The problem: Go from the first line to the line with "const yTicks = [-4, -2, 0, 2, 4, 6];" and return those lines verbatim, ends included.

Dataset excerpts:
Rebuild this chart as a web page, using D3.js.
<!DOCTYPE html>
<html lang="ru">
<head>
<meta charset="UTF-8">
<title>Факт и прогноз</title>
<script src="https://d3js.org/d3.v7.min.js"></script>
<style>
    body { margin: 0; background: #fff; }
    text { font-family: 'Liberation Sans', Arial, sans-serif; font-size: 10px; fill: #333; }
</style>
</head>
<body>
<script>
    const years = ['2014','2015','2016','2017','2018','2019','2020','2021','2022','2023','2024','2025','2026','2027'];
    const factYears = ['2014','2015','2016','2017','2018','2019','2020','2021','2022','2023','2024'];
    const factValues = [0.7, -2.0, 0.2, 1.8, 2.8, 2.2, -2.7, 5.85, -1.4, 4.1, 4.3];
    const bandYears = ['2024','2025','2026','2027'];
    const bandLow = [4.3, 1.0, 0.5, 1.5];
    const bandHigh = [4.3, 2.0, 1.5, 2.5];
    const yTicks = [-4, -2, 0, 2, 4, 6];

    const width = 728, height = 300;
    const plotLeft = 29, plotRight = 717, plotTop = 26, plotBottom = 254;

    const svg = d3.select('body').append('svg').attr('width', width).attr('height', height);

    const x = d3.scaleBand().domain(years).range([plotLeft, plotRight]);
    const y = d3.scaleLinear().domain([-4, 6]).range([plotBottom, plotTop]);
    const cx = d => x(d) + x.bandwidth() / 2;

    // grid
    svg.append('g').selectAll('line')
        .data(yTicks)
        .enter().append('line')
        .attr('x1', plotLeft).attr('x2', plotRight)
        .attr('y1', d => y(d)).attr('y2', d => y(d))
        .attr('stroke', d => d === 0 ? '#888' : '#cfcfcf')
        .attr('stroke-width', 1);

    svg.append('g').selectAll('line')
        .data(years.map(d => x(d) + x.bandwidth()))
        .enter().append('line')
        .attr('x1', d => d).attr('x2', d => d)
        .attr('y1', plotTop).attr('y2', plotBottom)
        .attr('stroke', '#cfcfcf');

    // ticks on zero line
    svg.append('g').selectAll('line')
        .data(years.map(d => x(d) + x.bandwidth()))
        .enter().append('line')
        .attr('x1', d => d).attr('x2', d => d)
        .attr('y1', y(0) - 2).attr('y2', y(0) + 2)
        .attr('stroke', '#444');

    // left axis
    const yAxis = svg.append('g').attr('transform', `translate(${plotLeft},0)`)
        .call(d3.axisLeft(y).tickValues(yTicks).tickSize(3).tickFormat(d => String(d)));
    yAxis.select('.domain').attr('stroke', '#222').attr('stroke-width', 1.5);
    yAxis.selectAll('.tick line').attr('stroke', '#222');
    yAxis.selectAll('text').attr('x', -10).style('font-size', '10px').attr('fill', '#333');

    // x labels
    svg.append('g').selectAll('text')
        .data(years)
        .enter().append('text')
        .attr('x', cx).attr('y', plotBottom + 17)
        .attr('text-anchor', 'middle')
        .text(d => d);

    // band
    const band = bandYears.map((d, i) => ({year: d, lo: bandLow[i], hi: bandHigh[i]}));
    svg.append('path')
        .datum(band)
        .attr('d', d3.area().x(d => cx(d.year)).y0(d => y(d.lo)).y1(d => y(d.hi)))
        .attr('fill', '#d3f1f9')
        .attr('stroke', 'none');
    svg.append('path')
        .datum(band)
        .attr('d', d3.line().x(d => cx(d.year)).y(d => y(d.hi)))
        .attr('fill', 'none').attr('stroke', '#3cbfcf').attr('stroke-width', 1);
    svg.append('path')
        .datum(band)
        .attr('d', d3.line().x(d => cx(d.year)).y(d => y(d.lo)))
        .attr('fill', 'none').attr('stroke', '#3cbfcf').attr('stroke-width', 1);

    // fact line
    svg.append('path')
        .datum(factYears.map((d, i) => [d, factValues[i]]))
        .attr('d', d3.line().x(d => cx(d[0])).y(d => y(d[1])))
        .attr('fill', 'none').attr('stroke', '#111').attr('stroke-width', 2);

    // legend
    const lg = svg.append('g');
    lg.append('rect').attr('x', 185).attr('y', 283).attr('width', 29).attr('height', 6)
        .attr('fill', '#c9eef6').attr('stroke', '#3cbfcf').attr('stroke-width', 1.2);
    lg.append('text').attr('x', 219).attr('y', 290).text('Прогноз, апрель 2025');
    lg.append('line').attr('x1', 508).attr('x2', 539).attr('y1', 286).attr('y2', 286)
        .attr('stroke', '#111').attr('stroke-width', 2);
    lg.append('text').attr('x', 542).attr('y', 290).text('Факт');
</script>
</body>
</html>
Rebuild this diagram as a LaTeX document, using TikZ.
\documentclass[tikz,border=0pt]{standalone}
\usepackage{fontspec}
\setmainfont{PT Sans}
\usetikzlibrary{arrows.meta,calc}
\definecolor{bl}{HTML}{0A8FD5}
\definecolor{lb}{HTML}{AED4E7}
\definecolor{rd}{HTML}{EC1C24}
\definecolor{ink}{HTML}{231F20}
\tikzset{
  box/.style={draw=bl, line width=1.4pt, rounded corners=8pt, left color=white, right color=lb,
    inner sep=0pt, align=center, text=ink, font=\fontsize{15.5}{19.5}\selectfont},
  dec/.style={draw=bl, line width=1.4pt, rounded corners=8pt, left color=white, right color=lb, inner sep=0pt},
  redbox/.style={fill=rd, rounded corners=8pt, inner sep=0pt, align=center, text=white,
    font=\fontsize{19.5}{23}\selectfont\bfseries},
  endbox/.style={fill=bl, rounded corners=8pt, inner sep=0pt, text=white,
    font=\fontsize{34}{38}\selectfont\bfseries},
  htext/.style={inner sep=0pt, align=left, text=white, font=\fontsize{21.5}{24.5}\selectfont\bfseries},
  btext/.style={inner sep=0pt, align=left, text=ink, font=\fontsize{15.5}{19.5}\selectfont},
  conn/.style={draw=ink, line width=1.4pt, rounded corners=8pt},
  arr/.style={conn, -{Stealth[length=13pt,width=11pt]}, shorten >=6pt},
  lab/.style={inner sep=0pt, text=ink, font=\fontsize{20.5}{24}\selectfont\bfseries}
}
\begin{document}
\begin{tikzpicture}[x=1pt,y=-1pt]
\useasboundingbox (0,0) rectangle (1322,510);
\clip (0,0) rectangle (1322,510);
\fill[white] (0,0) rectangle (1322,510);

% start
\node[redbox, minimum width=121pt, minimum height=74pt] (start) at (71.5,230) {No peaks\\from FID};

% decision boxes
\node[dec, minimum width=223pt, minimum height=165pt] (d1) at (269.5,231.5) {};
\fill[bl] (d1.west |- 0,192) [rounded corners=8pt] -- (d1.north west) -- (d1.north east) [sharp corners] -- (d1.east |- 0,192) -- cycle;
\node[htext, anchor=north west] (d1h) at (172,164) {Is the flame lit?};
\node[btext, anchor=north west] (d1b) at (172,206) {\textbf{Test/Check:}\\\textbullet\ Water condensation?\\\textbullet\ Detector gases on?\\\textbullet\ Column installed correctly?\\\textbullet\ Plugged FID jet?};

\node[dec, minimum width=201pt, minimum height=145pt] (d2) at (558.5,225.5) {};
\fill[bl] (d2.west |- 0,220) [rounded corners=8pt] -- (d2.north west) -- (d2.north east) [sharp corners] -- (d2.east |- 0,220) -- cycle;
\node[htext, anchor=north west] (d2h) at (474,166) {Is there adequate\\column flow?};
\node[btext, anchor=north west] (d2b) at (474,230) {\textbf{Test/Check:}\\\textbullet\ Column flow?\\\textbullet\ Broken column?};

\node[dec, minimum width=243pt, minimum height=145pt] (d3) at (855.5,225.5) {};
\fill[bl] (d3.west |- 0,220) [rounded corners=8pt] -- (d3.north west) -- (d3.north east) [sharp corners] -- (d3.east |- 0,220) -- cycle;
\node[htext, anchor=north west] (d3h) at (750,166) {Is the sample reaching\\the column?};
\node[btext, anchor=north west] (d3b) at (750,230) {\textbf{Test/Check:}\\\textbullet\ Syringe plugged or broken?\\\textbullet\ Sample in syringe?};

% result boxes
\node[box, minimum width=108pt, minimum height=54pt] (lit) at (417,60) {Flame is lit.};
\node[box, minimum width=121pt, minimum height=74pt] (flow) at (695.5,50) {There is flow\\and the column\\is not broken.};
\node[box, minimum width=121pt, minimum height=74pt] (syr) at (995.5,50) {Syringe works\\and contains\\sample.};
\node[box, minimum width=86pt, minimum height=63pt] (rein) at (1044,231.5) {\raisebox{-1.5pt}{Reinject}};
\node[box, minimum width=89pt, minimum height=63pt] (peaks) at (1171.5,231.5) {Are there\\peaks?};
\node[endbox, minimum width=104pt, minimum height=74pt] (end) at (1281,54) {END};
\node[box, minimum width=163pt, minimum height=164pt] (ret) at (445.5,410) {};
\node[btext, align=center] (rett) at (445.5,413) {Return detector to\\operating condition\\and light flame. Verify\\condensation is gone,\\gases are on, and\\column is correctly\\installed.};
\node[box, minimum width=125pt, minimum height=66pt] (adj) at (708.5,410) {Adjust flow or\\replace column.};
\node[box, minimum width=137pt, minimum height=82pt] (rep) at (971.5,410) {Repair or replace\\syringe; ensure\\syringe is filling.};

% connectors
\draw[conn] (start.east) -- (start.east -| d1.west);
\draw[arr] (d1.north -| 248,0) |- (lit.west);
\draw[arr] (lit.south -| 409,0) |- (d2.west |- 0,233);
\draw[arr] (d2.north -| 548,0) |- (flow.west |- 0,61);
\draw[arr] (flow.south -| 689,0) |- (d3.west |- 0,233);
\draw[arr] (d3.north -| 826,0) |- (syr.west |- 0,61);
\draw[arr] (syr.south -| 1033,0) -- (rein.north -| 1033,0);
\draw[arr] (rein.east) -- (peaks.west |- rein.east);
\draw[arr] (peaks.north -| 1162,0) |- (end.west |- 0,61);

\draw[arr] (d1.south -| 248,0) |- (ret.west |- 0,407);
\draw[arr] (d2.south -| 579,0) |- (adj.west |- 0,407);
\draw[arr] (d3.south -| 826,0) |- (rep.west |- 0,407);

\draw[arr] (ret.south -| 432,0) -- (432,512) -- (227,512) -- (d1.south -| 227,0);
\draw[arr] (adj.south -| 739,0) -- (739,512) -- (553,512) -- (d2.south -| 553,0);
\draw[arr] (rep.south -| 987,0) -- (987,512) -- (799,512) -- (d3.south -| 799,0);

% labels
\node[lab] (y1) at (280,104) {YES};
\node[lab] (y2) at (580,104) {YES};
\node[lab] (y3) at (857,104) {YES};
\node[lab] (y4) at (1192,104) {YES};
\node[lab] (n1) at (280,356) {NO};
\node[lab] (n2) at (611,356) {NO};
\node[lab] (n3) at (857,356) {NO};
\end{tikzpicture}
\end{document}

Correct response:
Rebuild this chart as a web page, using D3.js.
<!DOCTYPE html>
<html lang="ru">
<head>
<meta charset="UTF-8">
<title>Факт и прогноз</title>
<script src="https://d3js.org/d3.v7.min.js"></script>
<style>
    body { margin: 0; background: #fff; }
    text { font-family: 'Liberation Sans', Arial, sans-serif; font-size: 10px; fill: #333; }
</style>
</head>
<body>
<script>
    const years = ['2014','2015','2016','2017','2018','2019','2020','2021','2022','2023','2024','2025','2026','2027'];
    const factYears = ['2014','2015','2016','2017','2018','2019','2020','2021','2022','2023','2024'];
    const factValues = [0.7, -2.0, 0.2, 1.8, 2.8, 2.2, -2.7, 5.85, -1.4, 4.1, 4.3];
    const bandYears = ['2024','2025','2026','2027'];
    const bandLow = [4.3, 1.0, 0.5, 1.5];
    const bandHigh = [4.3, 2.0, 1.5, 2.5];
    const yTicks = [-4, -2, 0, 2, 4, 6];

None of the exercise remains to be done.